Cuando cesó la amargura, se dio cuenta de que estaban en el radar. Y así fue, a los cuatro meses volvieron a llamarlos por un niño de 9. Pasaron otra vez por las reuniones, intentaron bajar las expectativas pero estaban súper ilusionados de todos modos y finalmente fueron los elegidos. Cuando empezaron el proceso de vinculación con Claudio, fueron a una plaza, a jugar, cerca del hogar en Villa Regina, donde estaba. Un primer encuentro, según Leo, inolvidable. Claudio tenía timidez y la pareja estaba nerviosa. Mientras caminaban, Leo le hizo un gesto de tomarle la mano. “Y me dio la mano y me la agarró fuerte”, recuerda sobre ese momento que su mujer eternizó con una foto, dando unos pasos hacia atrás. Hoy es la imagen del perfil de Twitter de Leo (@LeoBNok). Después jugaron a la pelota en el hogar y día por medio, recorrían 100 kilómetros para visitarlo.
Tampoco podrá olvidar el día que le dijo por primera vez papá. “Cuando empieza a quedarse a dormir en casa, y estábamos jugando en la computadora a una carrera de autos, algo se había trabado y me dice ‘papá, ¿me ayudás’? Y yo casi me muero”, asegura. Las emociones eran intensas. El deseo de ser padres con Yael se cumplía. La jueza le preguntó a Claudio si quería vivir con la pareja y le dijo que sí. Un 14 de mayo de 2019 estaban viviendo juntos.
Ahora está por empezar el secundario. Atravesaron la pandemia juntos, en medio de un camino de aprendizaje. A Claudio le gusta jugar al fútbol, bailar, reírse con toda su cara. Pasaron momentos de berrinches, enojos, que fueron pasando y lo ayudaron a ponerse al día con los estudios porque cuando llegó no sabía leer ni escribir. Palabras sueltas.
“Claudio es muy amoroso. Me da unos abrazos hermosos siempre siempre cuando llego a trabajar. Llego con la camioneta y viene a recibirme”, comparte sobre su vida. La llegada de Claudio se dio con la construcción de una nueva casa.
“Desde el colectivo Adopten niñes grandes, la campaña que impulsamos, buscamos derribar mitos sobre la adopción de niños grandes y decir que es un camino posible, es un camino hermoso, no menos difícil, pero que nos sigan, a través de nuestras historias que van a ver que somos un montón.

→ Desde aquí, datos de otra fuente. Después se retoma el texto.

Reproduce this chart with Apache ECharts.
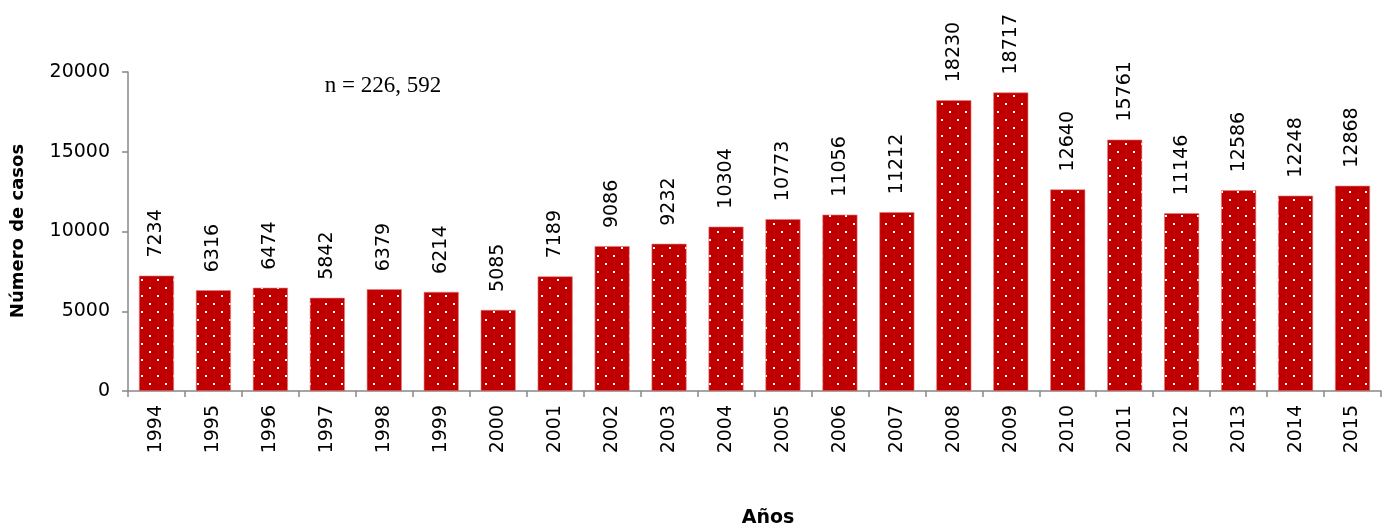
<!DOCTYPE html>
<html>
<head>
<meta charset="utf-8">
<script src="https://cdn.jsdelivr.net/npm/echarts@6/dist/echarts.min.js"></script>
<style>
  html, body { margin: 0; padding: 0; background: #fff; }
  #chart { width: 1384px; height: 531px; }
</style>
</head>
<body>
<div id="chart"></div>
<script>
// Data
const years = ['1994', '1995', '1996', '1997', '1998', '1999', '2000', '2001', '2002', '2003', '2004',
  '2005', '2006', '2007', '2008', '2009', '2010', '2011', '2012', '2013', '2014', '2015'];
const cases = [7234, 6316, 6474, 5842, 6379, 6214, 5085, 7189, 9086, 9232, 10304,
  10773, 11056, 11212, 18230, 18717, 12640, 15761, 11146, 12586, 12248, 12868];
const yTicks = [0, 5000, 10000, 15000, 20000];

// Dotted red fill (white dots on dark red, staggered)
function dotPattern() {
  const c = document.createElement('canvas');
  c.width = 16;
  c.height = 16;
  const ctx = c.getContext('2d');
  ctx.fillStyle = '#C00000';
  ctx.fillRect(0, 0, 16, 16);
  ctx.fillStyle = '#ffffff';
  ctx.fillRect(13, 7, 2, 2);
  ctx.fillRect(5, 15, 2, 1);
  ctx.fillRect(5, 0, 2, 1);
  return c;
}

const font = 'DejaVu Sans';
const chart = echarts.init(document.getElementById('chart'));

const option = {
  animation: false,
  backgroundColor: '#fff',
  grid: {
    left: 128,
    right: 3,
    top: 72,
    bottom: 140,
  },
  xAxis: {
    type: 'category',
    data: years,
    boundaryGap: true,
    axisLine: { lineStyle: { color: '#888', width: 1.5 } },
    axisTick: { show: true, length: 6, alignWithLabel: false, lineStyle: { color: '#888', width: 1.5 } },
    axisLabel: {
      rotate: 90,
      margin: 14,
      fontSize: 19,
      fontFamily: font,
      color: '#000',
    },
  },
  yAxis: {
    type: 'value',
    min: yTicks[0],
    max: yTicks[yTicks.length - 1],
    interval: 5000,
    splitLine: { show: false },
    axisLine: { show: true, lineStyle: { color: '#888', width: 1.5 } },
    axisTick: { show: true, length: 6, lineStyle: { color: '#888', width: 1.5 } },
    axisLabel: {
      margin: 18,
      fontSize: 19,
      fontFamily: font,
      color: '#000',
      formatter: (v) => String(v),
    },
  },
  graphic: [
    {
      type: 'text',
      x: 18,
      y: 231,
      rotation: Math.PI / 2,
      style: {
        text: 'Número de casos',
        fontFamily: font,
        fontWeight: 'bold',
        fontSize: 18,
        fill: '#000',
        align: 'center',
        verticalAlign: 'middle',
      },
    },
    {
      type: 'text',
      x: 768,
      y: 518,
      style: {
        text: 'Años',
        fontFamily: font,
        fontWeight: 'bold',
        fontSize: 19,
        fill: '#000',
        align: 'center',
        verticalAlign: 'middle',
      },
    },
    {
      type: 'text',
      x: 383,
      y: 86,
      style: {
        text: 'n = 226, 592',
        fontFamily: 'Liberation Serif',
        fontSize: 23,
        fill: '#000',
        align: 'center',
        verticalAlign: 'middle',
      },
    },
  ],
  series: [
    {
      type: 'bar',
      data: cases,
      barWidth: 35,
      itemStyle: {
        color: { image: dotPattern(), repeat: 'repeat' },
        borderColor: '#e08080',
        borderWidth: 0.6,
      },
      label: {
        show: true,
        position: 'top',
        rotate: 90,
        align: 'left',
        verticalAlign: 'middle',
        distance: 18,
        fontSize: 19,
        fontFamily: font,
        color: '#000',
      },
    },
  ],
};

chart.setOption(option);
</script>
</body>
</html>
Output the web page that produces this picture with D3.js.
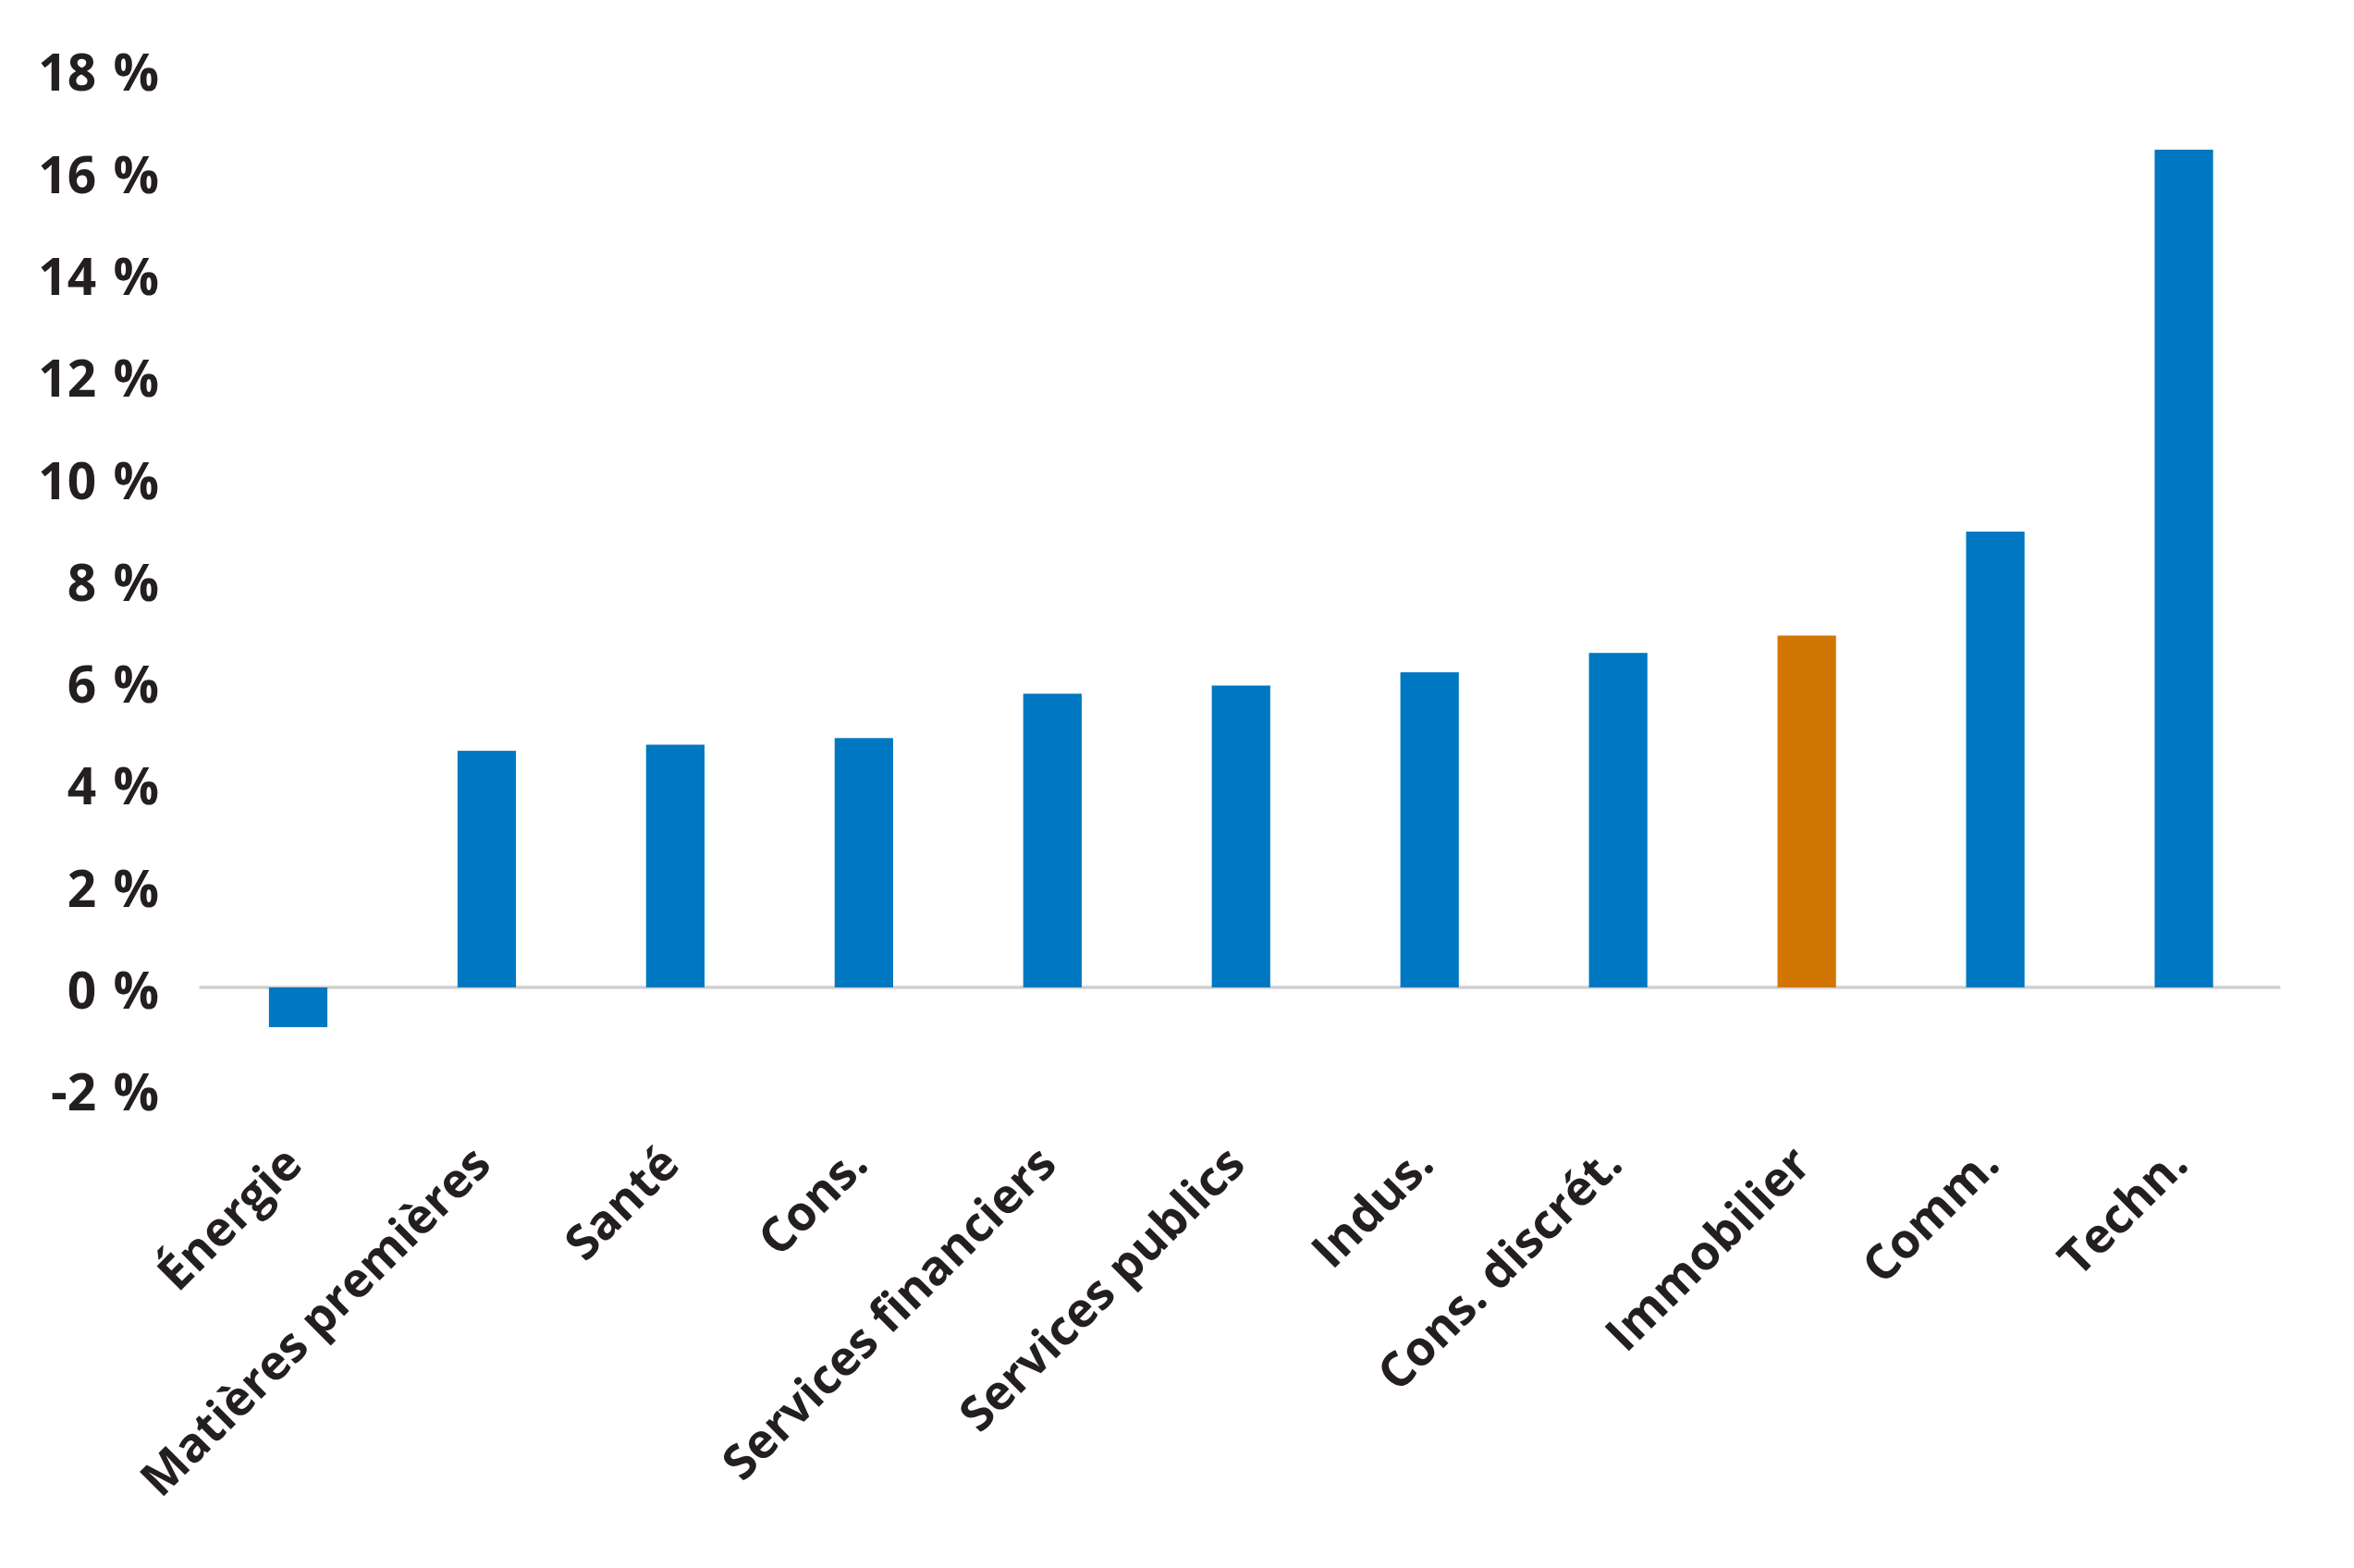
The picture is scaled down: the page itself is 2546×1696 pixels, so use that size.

Somos como 50 mapadres, familias adoptivas, que transitamos este camino y con mucho éxito. Y que hay un montón de niños que quieren tener una familia. Están institucionalizados, es más, hay grupos de hermanos, niños con discapacidad con enfermedades crónicas que necesitan una familia, que nos están esperando”, concluye el papá de Claudio.